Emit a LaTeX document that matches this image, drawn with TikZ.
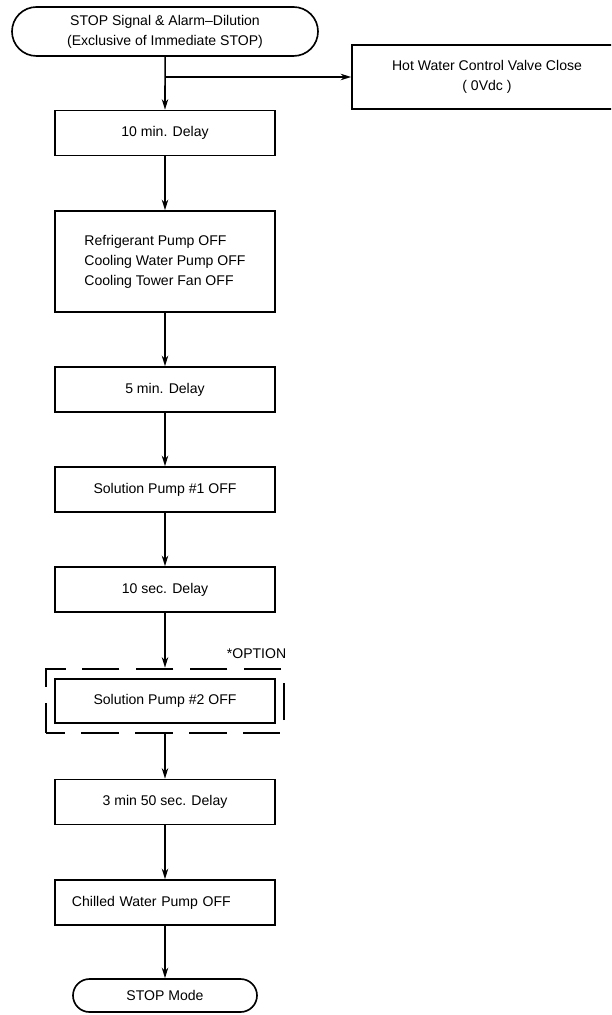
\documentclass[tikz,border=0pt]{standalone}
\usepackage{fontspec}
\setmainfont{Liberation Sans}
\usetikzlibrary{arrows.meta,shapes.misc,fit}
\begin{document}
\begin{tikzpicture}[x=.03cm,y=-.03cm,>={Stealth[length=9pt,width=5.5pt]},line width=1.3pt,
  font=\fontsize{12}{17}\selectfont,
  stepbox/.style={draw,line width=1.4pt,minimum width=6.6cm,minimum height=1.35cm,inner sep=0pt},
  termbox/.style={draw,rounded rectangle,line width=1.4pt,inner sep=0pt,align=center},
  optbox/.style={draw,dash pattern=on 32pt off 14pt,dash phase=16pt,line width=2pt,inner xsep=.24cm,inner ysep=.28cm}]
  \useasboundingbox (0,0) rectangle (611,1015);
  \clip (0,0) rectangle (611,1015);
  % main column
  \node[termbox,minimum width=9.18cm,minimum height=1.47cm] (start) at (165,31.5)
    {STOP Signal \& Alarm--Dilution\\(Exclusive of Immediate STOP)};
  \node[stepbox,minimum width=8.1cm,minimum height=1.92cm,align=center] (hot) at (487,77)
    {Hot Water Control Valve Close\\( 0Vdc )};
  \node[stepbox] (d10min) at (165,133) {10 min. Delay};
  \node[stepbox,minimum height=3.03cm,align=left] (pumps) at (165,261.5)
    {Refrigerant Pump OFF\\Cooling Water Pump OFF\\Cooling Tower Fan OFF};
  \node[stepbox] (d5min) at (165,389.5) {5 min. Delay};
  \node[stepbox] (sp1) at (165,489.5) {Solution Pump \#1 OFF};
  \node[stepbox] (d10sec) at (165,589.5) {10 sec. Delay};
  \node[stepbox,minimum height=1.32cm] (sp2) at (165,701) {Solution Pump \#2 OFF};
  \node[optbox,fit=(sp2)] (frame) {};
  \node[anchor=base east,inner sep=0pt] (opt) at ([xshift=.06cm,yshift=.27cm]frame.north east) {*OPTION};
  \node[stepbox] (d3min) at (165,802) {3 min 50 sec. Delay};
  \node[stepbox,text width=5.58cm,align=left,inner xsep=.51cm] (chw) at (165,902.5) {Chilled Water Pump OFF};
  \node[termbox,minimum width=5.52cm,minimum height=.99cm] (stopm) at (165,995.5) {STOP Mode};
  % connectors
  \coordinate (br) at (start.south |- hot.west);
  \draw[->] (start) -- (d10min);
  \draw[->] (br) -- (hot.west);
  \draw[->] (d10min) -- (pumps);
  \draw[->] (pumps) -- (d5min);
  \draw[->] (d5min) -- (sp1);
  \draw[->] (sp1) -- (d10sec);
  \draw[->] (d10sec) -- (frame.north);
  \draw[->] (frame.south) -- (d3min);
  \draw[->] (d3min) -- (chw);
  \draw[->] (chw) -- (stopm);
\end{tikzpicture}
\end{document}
+ + + + + + +
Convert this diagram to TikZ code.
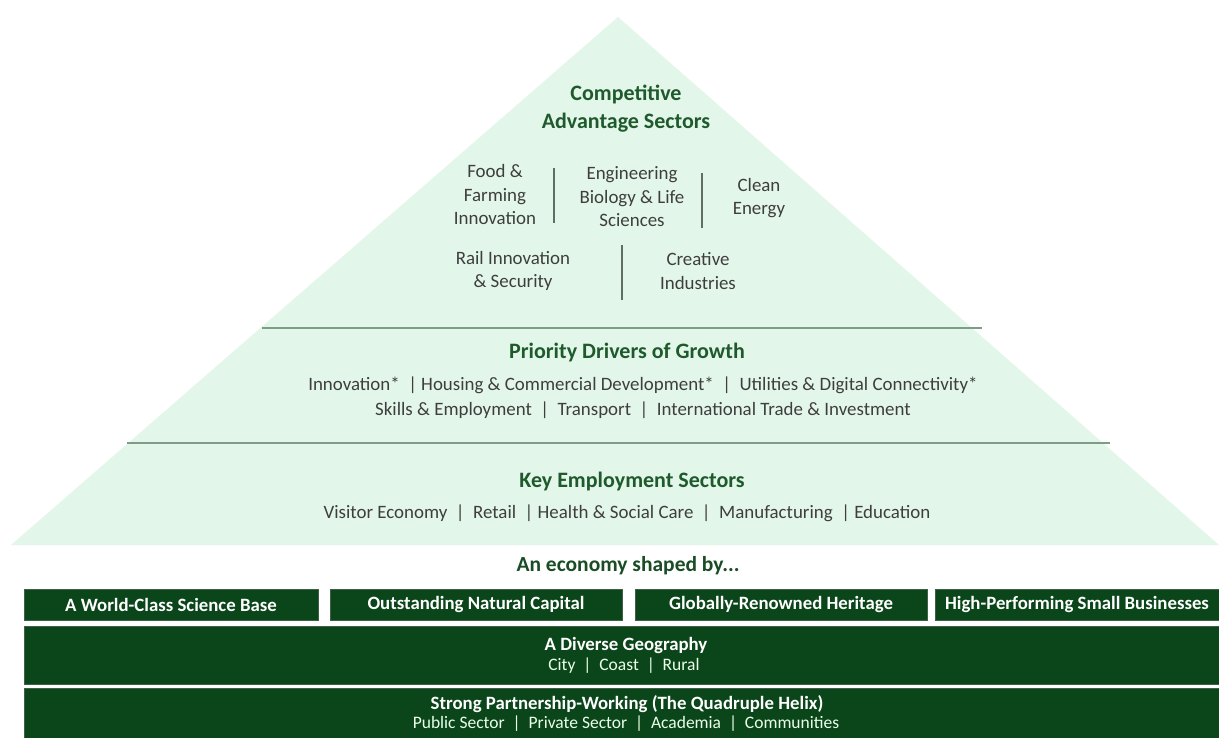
+ + + + + + +
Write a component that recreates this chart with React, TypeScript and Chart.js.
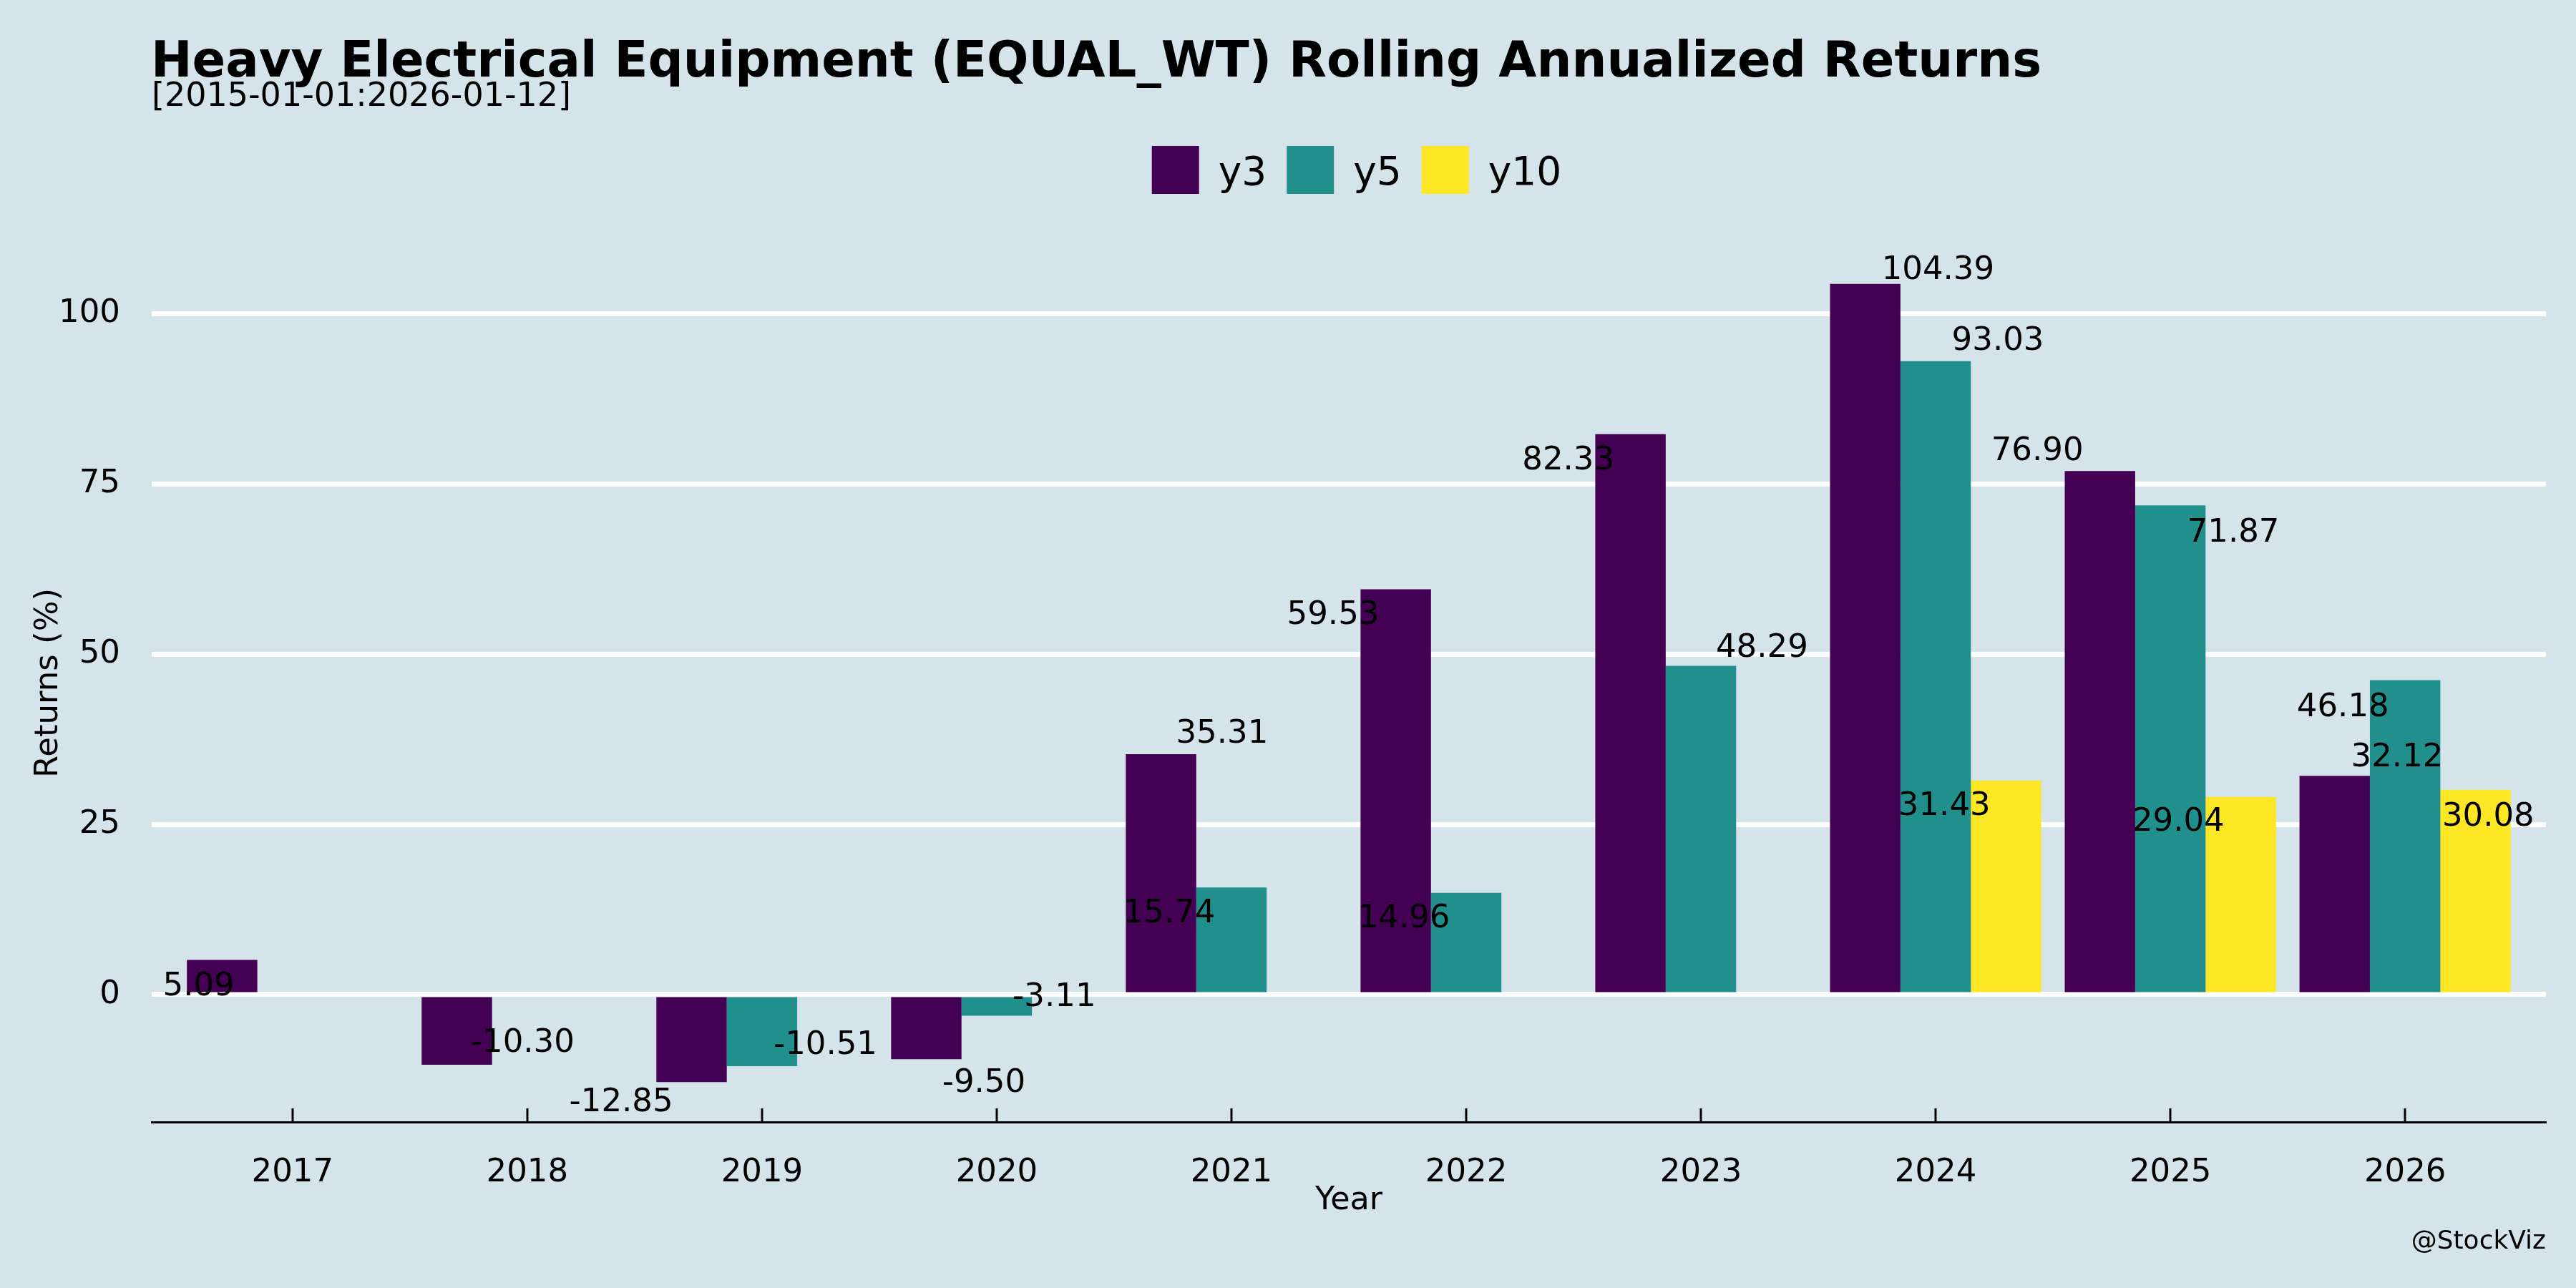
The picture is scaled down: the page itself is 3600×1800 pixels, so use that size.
+ + + + + + +
What is required ::
Select the lines from the entries that include the word "this".

Complete answer ::
Emit a LaTeX document that matches this image, drawn with TikZ.
Convert this diagram to TikZ code.
Write a component that recreates this chart with React, TypeScript and Chart.js.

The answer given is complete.